WHAT TO WORK ON:
Each line in the material below, starting at the one with "What matplotlib code" and ending at the one with "from matplotlib.transforms import Affine2D", is to be reproduced exactly; no picture is to be copied.

RECORDS FOR THE EXERCISE:
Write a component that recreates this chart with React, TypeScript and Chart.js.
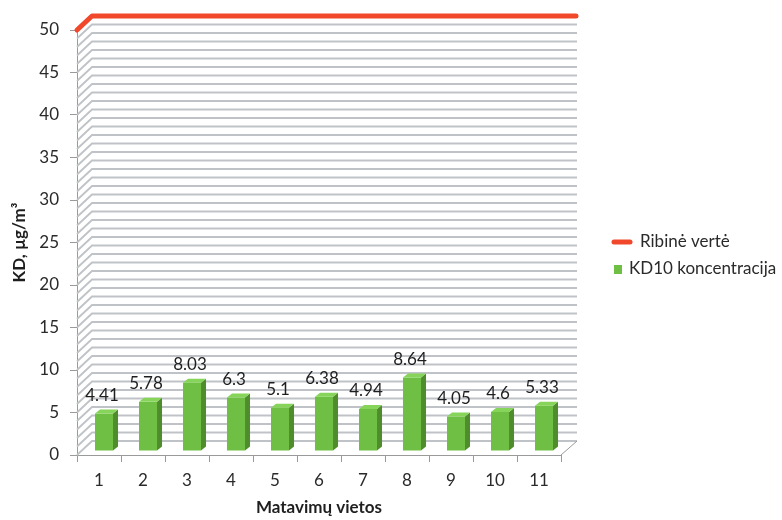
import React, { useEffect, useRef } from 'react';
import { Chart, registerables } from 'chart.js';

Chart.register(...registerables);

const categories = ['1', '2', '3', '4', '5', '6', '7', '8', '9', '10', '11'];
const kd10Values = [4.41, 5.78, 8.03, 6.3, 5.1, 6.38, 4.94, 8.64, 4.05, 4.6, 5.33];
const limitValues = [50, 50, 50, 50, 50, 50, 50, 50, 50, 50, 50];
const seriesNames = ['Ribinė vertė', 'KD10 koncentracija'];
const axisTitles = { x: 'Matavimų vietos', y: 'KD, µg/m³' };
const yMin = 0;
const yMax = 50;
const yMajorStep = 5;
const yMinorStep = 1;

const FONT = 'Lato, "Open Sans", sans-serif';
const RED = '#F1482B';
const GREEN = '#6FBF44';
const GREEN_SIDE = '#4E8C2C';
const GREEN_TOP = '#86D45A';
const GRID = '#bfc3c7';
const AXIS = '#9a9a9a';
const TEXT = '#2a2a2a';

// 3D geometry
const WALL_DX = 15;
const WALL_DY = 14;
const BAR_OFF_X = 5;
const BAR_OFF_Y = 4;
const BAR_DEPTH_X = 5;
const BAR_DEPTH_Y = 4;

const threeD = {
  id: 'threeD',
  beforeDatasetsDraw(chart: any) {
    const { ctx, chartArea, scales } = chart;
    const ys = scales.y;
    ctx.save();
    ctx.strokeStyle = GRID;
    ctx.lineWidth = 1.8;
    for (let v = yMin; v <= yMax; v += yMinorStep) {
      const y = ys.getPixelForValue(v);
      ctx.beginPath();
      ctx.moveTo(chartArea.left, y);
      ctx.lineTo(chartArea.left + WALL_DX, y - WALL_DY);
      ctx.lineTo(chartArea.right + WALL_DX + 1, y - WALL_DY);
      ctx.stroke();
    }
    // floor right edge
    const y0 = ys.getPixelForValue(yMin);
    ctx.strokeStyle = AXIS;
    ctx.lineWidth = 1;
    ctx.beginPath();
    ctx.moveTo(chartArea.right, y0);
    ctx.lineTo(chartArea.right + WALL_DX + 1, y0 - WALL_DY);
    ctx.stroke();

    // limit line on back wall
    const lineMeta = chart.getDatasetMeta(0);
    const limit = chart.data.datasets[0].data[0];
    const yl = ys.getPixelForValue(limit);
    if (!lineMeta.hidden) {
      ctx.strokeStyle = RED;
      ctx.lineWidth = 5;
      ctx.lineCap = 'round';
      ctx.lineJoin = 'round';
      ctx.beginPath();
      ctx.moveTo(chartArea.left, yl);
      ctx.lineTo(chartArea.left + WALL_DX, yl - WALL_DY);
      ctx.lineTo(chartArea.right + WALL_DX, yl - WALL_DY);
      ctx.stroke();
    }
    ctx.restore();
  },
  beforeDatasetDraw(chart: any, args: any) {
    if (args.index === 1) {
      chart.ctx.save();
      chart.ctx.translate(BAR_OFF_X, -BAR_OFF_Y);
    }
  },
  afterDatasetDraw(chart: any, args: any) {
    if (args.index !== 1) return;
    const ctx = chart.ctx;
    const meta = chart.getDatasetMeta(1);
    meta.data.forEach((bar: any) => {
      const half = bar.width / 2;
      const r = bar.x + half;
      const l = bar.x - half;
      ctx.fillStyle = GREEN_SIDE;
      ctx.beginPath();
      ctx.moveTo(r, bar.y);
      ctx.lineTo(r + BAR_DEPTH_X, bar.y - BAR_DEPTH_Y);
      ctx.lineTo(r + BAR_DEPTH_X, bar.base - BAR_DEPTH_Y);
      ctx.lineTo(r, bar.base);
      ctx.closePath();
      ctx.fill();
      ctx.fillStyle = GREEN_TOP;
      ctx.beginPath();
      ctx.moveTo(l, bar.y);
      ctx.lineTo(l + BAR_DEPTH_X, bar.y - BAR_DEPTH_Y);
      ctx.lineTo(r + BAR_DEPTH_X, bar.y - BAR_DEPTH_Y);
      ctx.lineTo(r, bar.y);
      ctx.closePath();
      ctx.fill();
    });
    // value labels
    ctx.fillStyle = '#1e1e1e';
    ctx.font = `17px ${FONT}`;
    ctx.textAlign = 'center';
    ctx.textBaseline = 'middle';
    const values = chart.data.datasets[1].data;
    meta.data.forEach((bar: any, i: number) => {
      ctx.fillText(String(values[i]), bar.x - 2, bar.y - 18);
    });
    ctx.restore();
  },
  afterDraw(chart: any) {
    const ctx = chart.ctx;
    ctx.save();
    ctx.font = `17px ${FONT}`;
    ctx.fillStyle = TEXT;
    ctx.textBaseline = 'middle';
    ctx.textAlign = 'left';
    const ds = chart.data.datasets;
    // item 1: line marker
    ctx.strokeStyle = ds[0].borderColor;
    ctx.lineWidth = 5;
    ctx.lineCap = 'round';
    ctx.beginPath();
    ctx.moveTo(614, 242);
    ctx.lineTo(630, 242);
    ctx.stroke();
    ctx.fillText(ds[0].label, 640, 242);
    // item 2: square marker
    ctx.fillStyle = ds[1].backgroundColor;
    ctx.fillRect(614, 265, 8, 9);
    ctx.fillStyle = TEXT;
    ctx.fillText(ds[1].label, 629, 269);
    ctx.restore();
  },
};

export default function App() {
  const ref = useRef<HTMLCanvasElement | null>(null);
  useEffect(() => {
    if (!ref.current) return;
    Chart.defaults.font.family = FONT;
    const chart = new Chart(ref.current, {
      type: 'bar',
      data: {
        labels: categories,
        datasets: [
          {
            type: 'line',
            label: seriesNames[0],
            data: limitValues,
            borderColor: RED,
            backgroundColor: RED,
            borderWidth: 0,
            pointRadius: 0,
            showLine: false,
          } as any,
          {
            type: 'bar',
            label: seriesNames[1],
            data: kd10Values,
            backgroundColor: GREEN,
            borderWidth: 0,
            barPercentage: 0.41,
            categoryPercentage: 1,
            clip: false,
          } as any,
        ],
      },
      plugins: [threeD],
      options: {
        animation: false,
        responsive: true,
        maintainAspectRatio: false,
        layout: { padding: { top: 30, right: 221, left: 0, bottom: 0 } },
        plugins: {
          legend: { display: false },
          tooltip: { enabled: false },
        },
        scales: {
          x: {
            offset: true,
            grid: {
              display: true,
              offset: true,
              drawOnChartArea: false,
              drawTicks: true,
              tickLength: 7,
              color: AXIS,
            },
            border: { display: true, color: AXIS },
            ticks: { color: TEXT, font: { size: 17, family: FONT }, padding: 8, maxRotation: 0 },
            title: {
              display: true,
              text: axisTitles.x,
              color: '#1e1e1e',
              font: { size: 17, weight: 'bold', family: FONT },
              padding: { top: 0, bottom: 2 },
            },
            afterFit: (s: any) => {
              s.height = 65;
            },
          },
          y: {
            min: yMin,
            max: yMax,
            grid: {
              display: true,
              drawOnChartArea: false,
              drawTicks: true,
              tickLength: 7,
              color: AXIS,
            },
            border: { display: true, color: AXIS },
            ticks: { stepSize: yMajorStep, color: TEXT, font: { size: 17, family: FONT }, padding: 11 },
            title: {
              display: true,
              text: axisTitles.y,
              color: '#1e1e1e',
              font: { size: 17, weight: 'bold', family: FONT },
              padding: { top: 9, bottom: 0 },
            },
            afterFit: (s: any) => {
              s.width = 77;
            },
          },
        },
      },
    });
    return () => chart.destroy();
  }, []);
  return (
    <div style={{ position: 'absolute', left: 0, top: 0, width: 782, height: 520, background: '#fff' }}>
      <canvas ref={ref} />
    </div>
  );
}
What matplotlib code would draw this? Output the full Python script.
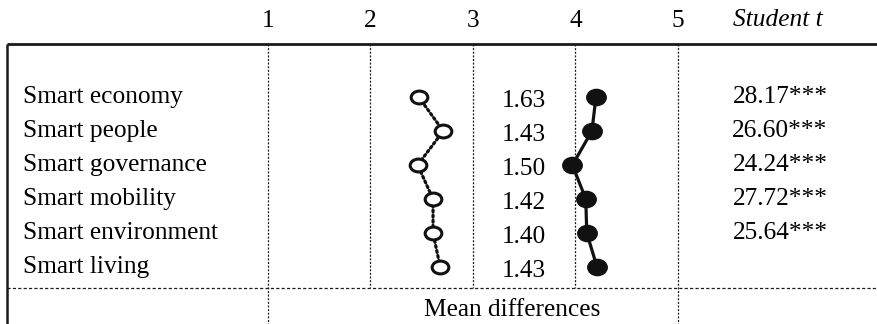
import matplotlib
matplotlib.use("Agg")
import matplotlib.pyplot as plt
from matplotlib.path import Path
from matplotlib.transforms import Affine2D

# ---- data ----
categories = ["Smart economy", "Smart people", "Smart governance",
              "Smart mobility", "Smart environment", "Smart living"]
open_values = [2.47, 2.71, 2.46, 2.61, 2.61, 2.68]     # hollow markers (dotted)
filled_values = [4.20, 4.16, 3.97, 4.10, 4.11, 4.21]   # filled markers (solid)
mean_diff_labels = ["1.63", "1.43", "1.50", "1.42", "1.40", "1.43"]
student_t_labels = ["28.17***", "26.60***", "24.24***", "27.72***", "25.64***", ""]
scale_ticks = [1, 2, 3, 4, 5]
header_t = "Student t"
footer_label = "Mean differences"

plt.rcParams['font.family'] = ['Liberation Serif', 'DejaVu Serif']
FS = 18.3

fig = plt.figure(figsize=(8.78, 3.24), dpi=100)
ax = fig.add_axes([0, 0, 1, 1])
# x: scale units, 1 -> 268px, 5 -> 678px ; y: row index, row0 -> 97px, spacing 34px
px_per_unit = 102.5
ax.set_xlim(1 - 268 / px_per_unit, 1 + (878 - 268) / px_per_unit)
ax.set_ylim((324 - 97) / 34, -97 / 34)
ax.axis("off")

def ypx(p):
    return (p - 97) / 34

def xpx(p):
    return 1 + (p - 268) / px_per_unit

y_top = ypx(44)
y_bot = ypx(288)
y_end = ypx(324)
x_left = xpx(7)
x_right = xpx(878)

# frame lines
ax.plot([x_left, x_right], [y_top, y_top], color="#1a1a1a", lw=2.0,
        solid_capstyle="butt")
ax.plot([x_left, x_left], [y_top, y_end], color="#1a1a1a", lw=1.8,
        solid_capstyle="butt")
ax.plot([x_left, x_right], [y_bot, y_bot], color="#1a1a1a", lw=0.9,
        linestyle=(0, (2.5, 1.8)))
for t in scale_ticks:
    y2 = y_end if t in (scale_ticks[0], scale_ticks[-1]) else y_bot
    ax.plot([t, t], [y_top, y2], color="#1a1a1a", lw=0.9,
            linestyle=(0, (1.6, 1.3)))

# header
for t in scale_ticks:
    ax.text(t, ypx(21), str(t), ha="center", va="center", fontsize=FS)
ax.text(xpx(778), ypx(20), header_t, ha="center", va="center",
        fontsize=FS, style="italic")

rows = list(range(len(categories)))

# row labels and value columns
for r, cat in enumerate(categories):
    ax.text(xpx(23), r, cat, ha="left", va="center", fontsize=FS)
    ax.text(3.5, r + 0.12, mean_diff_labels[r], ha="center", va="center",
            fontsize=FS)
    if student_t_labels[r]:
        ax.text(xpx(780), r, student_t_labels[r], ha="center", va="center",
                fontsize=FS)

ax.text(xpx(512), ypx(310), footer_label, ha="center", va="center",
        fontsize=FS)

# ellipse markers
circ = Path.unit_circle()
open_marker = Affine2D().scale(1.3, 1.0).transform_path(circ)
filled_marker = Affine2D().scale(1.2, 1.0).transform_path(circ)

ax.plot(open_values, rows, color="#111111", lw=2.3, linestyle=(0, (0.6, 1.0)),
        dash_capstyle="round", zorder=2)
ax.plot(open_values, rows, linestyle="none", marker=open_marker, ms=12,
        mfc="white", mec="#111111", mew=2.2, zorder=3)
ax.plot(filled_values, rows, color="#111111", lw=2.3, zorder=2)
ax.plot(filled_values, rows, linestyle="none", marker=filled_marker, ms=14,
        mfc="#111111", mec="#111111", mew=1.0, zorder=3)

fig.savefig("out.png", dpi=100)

RESULT OF THE EXERCISE:
What matplotlib code would draw this? Output the full Python script.
import matplotlib
matplotlib.use("Agg")
import matplotlib.pyplot as plt
from matplotlib.path import Path
from matplotlib.transforms import Affine2D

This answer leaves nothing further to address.